Valentine does go to see Ender. "For she had, after all, done just what they wanted. She had talked Ender into going back into his training and he wouldn't soon forgive her for that" (Card 242). Ender feels responsibility toward Valentine and toward his own Army and then eventually toward the world. "All your tricks worked, Valentine, too; she was another one of your tricks to make me remember that I am not going to school for myself" (Card 244).

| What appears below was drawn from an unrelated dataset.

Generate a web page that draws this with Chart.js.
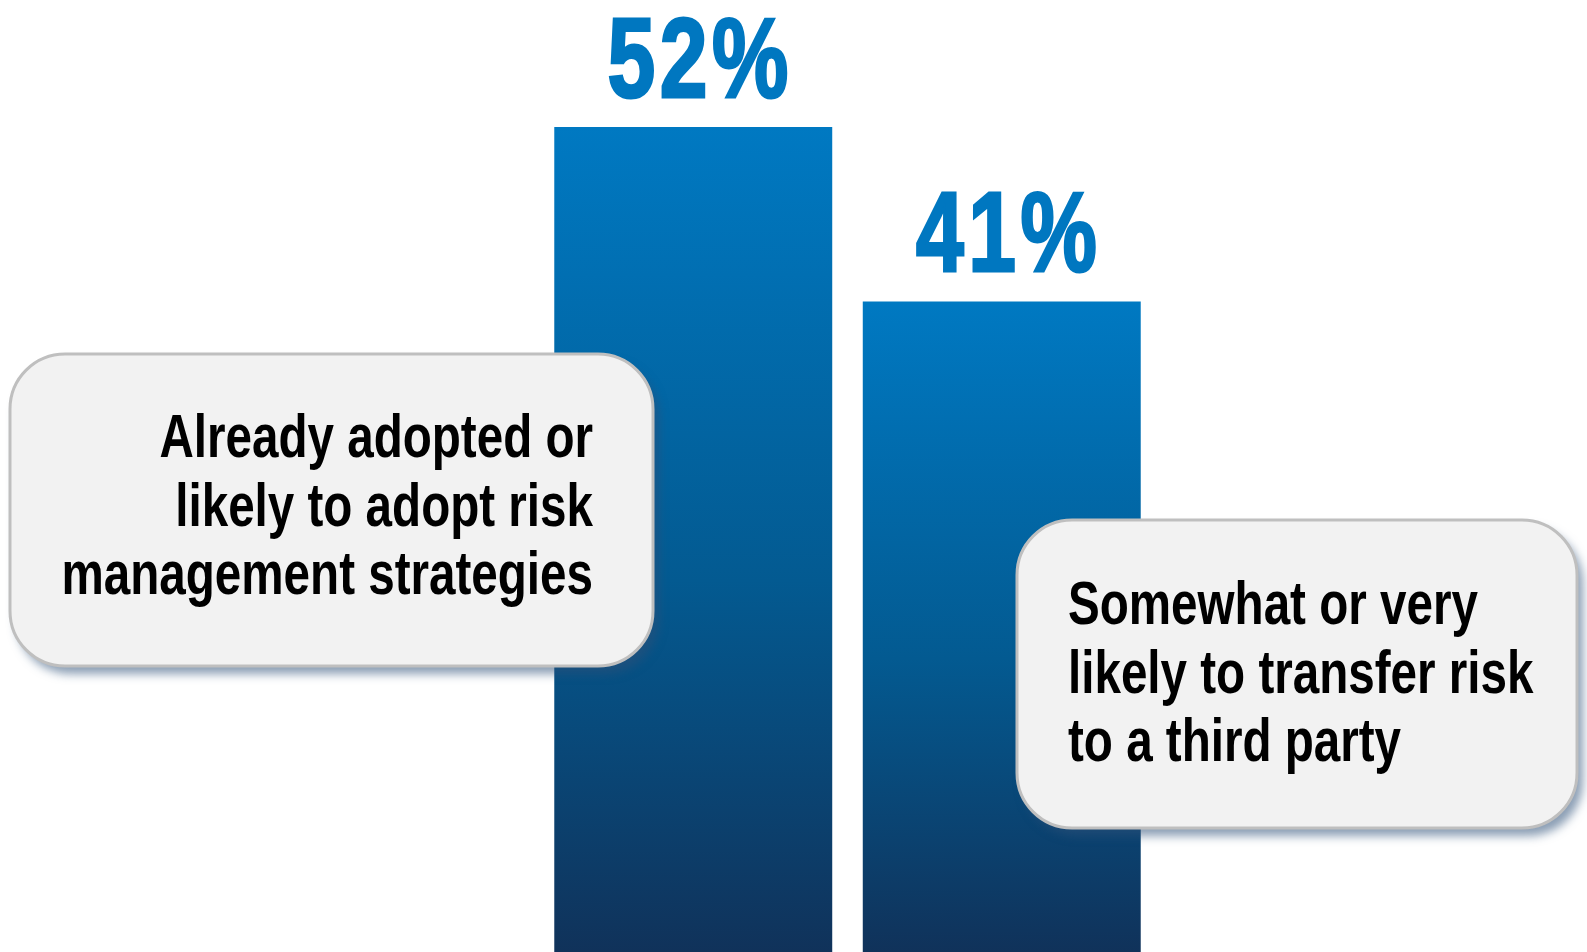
<!DOCTYPE html>
<html>
<head>
<meta charset="utf-8">
<script src="https://cdn.jsdelivr.net/npm/chart.js@4/dist/chart.umd.min.js"></script>
<style>
  html, body { margin: 0; padding: 0; background: #ffffff; overflow: hidden; }
  canvas { display: block; }
</style>
</head>
<body>
<canvas id="riskChart" width="1587" height="952"></canvas>
<script>
// survey results
const categories = ['Adopt risk management', 'Transfer risk'];
const values = [52, 41];
const valueLabels = ['52%', '41%'];
const boxLines = [
    ['Already adopted or', 'likely to adopt risk', 'management strategies'],
    ['Somewhat or very', 'likely to transfer risk', 'to a third party']
];

const FONT = '"Liberation Sans", Arial, sans-serif';

// condensed text: regular bold face squeezed horizontally
function condensedText(ctx, text, x, y, align, sx) {
    ctx.save();
    ctx.translate(x, y);
    ctx.scale(sx, 1);
    ctx.textAlign = align;
    ctx.fillText(text, 0, 0);
    ctx.restore();
}

function barGradient(context) {
    const chart = context.chart;
    if (!chart.chartArea) return '#0068a8';
    const y = chart.scales.y;
    const top = y.getPixelForValue(context.raw);
    const bottom = y.getPixelForValue(0);
    const g = chart.ctx.createLinearGradient(0, top, 0, bottom);
    g.addColorStop(0, '#0079c2');
    g.addColorStop(0.55, '#035a91');
    g.addColorStop(1, '#10325a');
    return g;
}

const valueLabelPlugin = {
    id: 'valueLabels',
    afterDatasetsDraw(chart) {
        const ctx = chart.ctx;
        const meta = chart.getDatasetMeta(0);
        ctx.save();
        ctx.fillStyle = '#0077c0';
        ctx.strokeStyle = '#0077c0';
        ctx.lineWidth = 3;
        ctx.font = 'bold 113px ' + FONT;
        ctx.letterSpacing = '6px';
        ctx.textBaseline = 'alphabetic';
        meta.data.forEach((bar, i) => {
            ctx.save();
            ctx.translate(bar.x + 7, bar.y - 30);
            ctx.scale(0.76, 1);
            ctx.textAlign = 'center';
            ctx.fillText(valueLabels[i], 0, 0);
            ctx.strokeText(valueLabels[i], 0, 0);
            ctx.restore();
        });
        ctx.restore();
    }
};

const calloutPlugin = {
    id: 'callouts',
    afterDraw(chart) {
        const ctx = chart.ctx;
        const boxes = [
            { x: 10, y: 354, w: 643, h: 312, align: 'right', tx: 593, ty: 457 },
            { x: 1017, y: 520, w: 560, h: 308, align: 'left', tx: 1068, ty: 624 }
        ];
        boxes.forEach((b, i) => {
            ctx.save();
            ctx.shadowColor = 'rgba(45, 80, 120, 0.55)';
            ctx.shadowBlur = 10;
            ctx.shadowOffsetX = 6;
            ctx.shadowOffsetY = 8;
            ctx.beginPath();
            ctx.roundRect(b.x, b.y, b.w, b.h, 55);
            ctx.fillStyle = '#f2f2f2';
            ctx.fill();
            ctx.restore();

            ctx.save();
            ctx.beginPath();
            ctx.roundRect(b.x, b.y, b.w, b.h, 55);
            ctx.lineWidth = 3;
            ctx.strokeStyle = '#bfbfbf';
            ctx.stroke();

            ctx.fillStyle = '#000000';
            ctx.font = 'bold 61px ' + FONT;
            ctx.textBaseline = 'alphabetic';
            boxLines[i].forEach((line, j) => {
                condensedText(ctx, line, b.tx, b.ty + j * 68.5, b.align, 0.78);
            });
            ctx.restore();
        });
    }
};

new Chart(document.getElementById('riskChart').getContext('2d'), {
    type: 'bar',
    data: {
        labels: categories,
        datasets: [{
            data: values,
            backgroundColor: barGradient,
            borderWidth: 0,
            barPercentage: 1,
            categoryPercentage: 0.901
        }]
    },
    options: {
        responsive: false,
        animation: false,
        layout: { padding: { left: 539, right: 431, top: 0, bottom: 0 } },
        plugins: {
            legend: { display: false },
            tooltip: { enabled: false }
        },
        scales: {
            x: { display: false },
            y: { display: false, min: 0, max: 60 }
        }
    },
    plugins: [valueLabelPlugin, calloutPlugin]
});
</script>
</body>
</html>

Many people look up to Ender. He's sort of like the hero of the lonely kids who may not fit in. When he hurts Stilson, he's enacting a sort of fantasy for many readers: sweet revenge. With a typical Ender twist, he engages in the violence in order to keep himself from getting attacked worse in the future: "This would not have a happy ending. So Ender decided that he'd rather not be the unhappiest at the end" (Card 6). Means and ends get twisted here, as Ender appears to be able to gauge the short and long term effects of his actions. Because it was wrong to hit a person who is down, Ender does this: "So Ender walked to Stilson's supine body and kicked him again, viciously, in the ribs. Stilson groaned and rolled away from him. Ender walked around him and kicked him again in the crotch. Stilson could not make a sound; he only doubled up and the tears streamed out of his eyes" (7). This is our protagonist. It's probably the case that he did not alienate most readers by this preemptive strike. We have sufficient common ground with the character that we can at least see why he did what he did, and this knowledge of motivation helps us learn about him. Strangely, the violence seems incidental--till we learn later on what really happened to Stilson as a result of this. By then, this concrete action of Ender's is more important for the strategy, for the ideas it belongs to. In the larger fight with the buggers, we see that he has been taught to believe he has no allies that no adults will get him out of troubling situations.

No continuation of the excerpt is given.